(As prepared for delivery)
As we begin, I’d especially like to thank Sarah Hubbard, our outgoing chair.
In a year in which we have faced significant challenges, Sarah has been a committed leader, a steadfast supporter, and a passionate advocate for our university. During her tenure we broke ground on the U-M Center for Innovation in Detroit, we announced Innovate Michigan, a new partnership with the Detroit Regional Chamber designed to foster innovation, technological advancement and economic growth from Detroit to Ann Arbor, and we also won a national football championship.
Sarah, thank you again for all you have done, and I assure you that we will continue to aspire to be not just the University of Michigan, but the University for Michigan.
I’d also like to congratulate our incoming Chair Regent White, and Vice Chair Regent Bernstein who will begin their new roles on July 1.
And I’m pleased to announce that Jeffrey Veidlinger, our Joseph Brodsky Collegiate Professor of History and Judiac Studies, has been named as the inaugural director of the Raul Wallenberg Institute at the University of Michigan. Faculty and staff leaders from across the university have also been appointed to the new institute’s executive committee.
Since we will be discussing our budget today, it’s appropriate to begin by remembering who we are, and what we aspire to be – the defining public university, leveraging our excellence and interdisciplinarity to educate learners, advance society, and make groundbreaking discoveries that impact the greatest challenges facing humanity.

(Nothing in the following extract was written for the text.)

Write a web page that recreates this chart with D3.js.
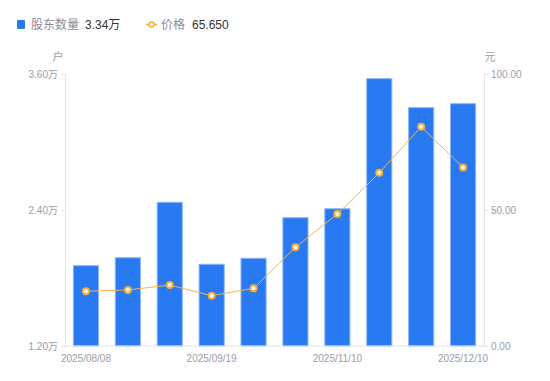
<!DOCTYPE html>
<html><head><meta charset="utf-8">
<script src="https://cdn.jsdelivr.net/npm/d3@7/dist/d3.min.js"></script>
<style>body{margin:0;background:#fff;}svg{display:block;font-family:"Liberation Sans","Noto Sans CJK SC",sans-serif;}</style>
</head><body>
<svg id="c" width="550" height="381"></svg>
<script>
const dates = ["2025/08/08","2025/08/20","2025/08/31","2025/09/19","2025/09/30","2025/10/20","2025/11/10","2025/11/20","2025/11/30","2025/12/10"];
const holders = [1.909,1.979,2.468,1.921,1.974,2.332,2.411,3.559,3.303,3.338];
const prices = [20.1,20.6,22.4,18.5,21.2,36.3,48.5,63.7,80.6,65.65];
const leftTicks = [1.2,2.4,3.6];
const rightTicks = [0,50,100];
const shownDates = ["2025/08/08","2025/09/19","2025/11/10","2025/12/10"];

const svg = d3.select("#c");
const L=65,R=484,T=74,B=346;
const axisCol="#e3e4ea", txtCol="#9b9cab";
const x = d3.scaleBand().domain(dates).range([L,R]).paddingInner(0.4).paddingOuter(0.2);
const yL = d3.scaleLinear().domain([1.2,3.6]).range([B,T]);
const yR = d3.scaleLinear().domain([0,100]).range([B,T]);

// bars
svg.append("g").selectAll("rect").data(holders).join("rect")
 .attr("x",(d,i)=>x(dates[i])).attr("width",x.bandwidth())
 .attr("y",d=>yL(d)).attr("height",d=>B-yL(d))
 .attr("fill","#2979f2").attr("stroke","#8bb6fb").attr("stroke-width",1);

// axes
const gl = svg.append("g").attr("transform",`translate(${L},0)`)
 .call(d3.axisLeft(yL).tickValues(leftTicks).tickSize(4).tickPadding(3).tickFormat(d=>d3.format(".2f")(d)+"万"));
const gr = svg.append("g").attr("transform",`translate(${R},0)`)
 .call(d3.axisRight(yR).tickValues(rightTicks).tickSize(4).tickPadding(3).tickFormat(d3.format(".2f")));
const gb = svg.append("g").attr("transform",`translate(0,${B})`)
 .call(d3.axisBottom(x).tickValues(shownDates).tickSize(0).tickPadding(9));
[gl,gr,gb].forEach(g=>{
  g.select(".domain").attr("stroke",axisCol);
  g.selectAll(".tick line").attr("stroke",axisCol);
  g.selectAll("text").attr("fill",txtCol).style("font-size","10px").style("font-family","'Liberation Sans','Noto Sans CJK SC',sans-serif");
});
gb.select(".domain").attr("d",`M${L},0H${R}`);

// line
const line = d3.line().x((d,i)=>x(dates[i])+x.bandwidth()/2).y(d=>yR(d));
svg.append("path").datum(prices).attr("d",line).attr("fill","none").attr("stroke","#f7b547").attr("stroke-width",1);
svg.append("g").selectAll("circle").data(prices).join("circle")
 .attr("cx",(d,i)=>x(dates[i])+x.bandwidth()/2).attr("cy",d=>yR(d)).attr("r",3)
 .attr("fill","#fff").attr("stroke","#f7b033").attr("stroke-width",2);

// unit labels
svg.append("text").attr("x",58).attr("y",61).attr("text-anchor","middle").attr("fill",txtCol).style("font-size","11px").text("户");
svg.append("text").attr("x",490).attr("y",61).attr("text-anchor","middle").attr("fill",txtCol).style("font-size","11px").text("元");

// legend
const lg = svg.append("g").style("font-size","12px");
lg.append("rect").attr("x",17).attr("y",20).attr("width",8).attr("height",9).attr("rx",1).attr("fill","#2979f2");
lg.append("text").attr("x",31).attr("y",29).attr("fill","#8a8b99").text("股东数量");
lg.append("text").attr("x",85).attr("y",29).attr("fill","#333").text(d3.format(".2f")(holders[holders.length-1])+"万");
lg.append("line").attr("x1",146).attr("x2",157).attr("y1",24.5).attr("y2",24.5).attr("stroke","#f7b033").attr("stroke-width",1.5);
lg.append("circle").attr("cx",151.5).attr("cy",24.5).attr("r",2.5).attr("fill","#fff").attr("stroke","#f7b033").attr("stroke-width",1.5);
lg.append("text").attr("x",161).attr("y",29).attr("fill","#8a8b99").text("价格");
lg.append("text").attr("x",192).attr("y",29).attr("fill","#333").text(d3.format(".3f")(prices[prices.length-1]));
</script>
</body></html>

That’s our call from Vision 2034 which we announced earlier this spring. The vision was a lens through which we both viewed and shaped our budget, and it will focus our aspirations and achievements in the days to come.
In that same spirit of aspiration and excellence, I’m pleased to report that according to the 2024 edition of Center for World University Rankings – which ranked almost 21,000 institutions, the University of Michigan was 16th overall, 13th in the U.S. and 2nd among U.S. public universities.
Our Institute for Social Research also recently received the University of Michigan’s largest research grant – $195M in new federal funding from the National Institute on Aging to extend its enduring and influential Health and Retirement study through 2029.
In addition, a 2024 study by the Knight Foundation reported that U-M has one of the most diverse groups of asset managers of any university in the country.
About a third of the assets in the U-M endowment are managed by investment firms owned by women or minorities, generating substantial financial returns as well as improving opportunity among investment firms.
Together, we are continuing to increase our impact across the state and throughout the region.
At the Mackinac Policy Conference we announced Innovate Michigan, a new partnership with the Detroit Regional Chamber to foster innovation, technological advancement and economic growth from Ann Arbor to Detroit.
This will be a connective, collaborative effort through which we’ll be joining with industry leaders and business associations along with other institutions of higher education to transform our region into a national leader in technology and economic development.
We have also joined with Governor Gretchen Whitmer and other public and private sector partners in the MSTAR initiative, which aspires to make Michigan the world’s leader in semiconductor technology and talent development.
Governor Whitmer recently announced a $10M investment in MSTAR, which is now initiating a portfolio of innovation projects.
Through our Go Blue Guarantee, which our regents voted to expand at this meeting last year, we provided free tuition for 1,554 students for financial aid year 2024.
And with this budget, we are doubling down on our support of Go Blue Guarantee recipients by facilitating and funding high-impact learning experiences, which include study abroad and undergraduate research opportunities.
Last week, we were joined by four outstanding members of the Michigan community – Senator Debbie Stabenow, developer, visionary and philanthropist Stephen Ross, Dr. Earl Lewis and Coach Carol Hutchins – our inaugural awardees for the U-M Presidential Medal of Excellence.
This award was created for exceptional individuals who epitomize our credo of the leaders and best, and even more, who exemplify our ethos of service, achievement and excellence. It will be an annual tradition in which we salute those who have made an indelible imprint on the mission, purposes and ideals of the University of Michigan.
Finally, I would like to extend our congratulations to Ann Appelhans Gubser. Ann is a U-M alum, a pediatric nurse, and a 55-year old grandmother who last month completed what can be considered the toughest marathon swim in the world, a 29.7 mile solo swim from San Francisco’s Golden Gate Bridge to the Farallon Islands.
The swim took her about 17 hours through what the LA Times described as “roiling, freezing, famously shark-infested waters.” Only a handful of people have completed that swim, and Amy was the first to complete it going from east to west, a more challenging direction due to the colder water near the islands.
Afterward she told a reporter, “I don’t think we all know what we’re capable of.”
So congratulations again Ann.
And each day let us aspire to follow your lead and unleash the incredible capability that beats in the heart of every Wolverine.
With that, let’s turn to the rest of our business for the meeting.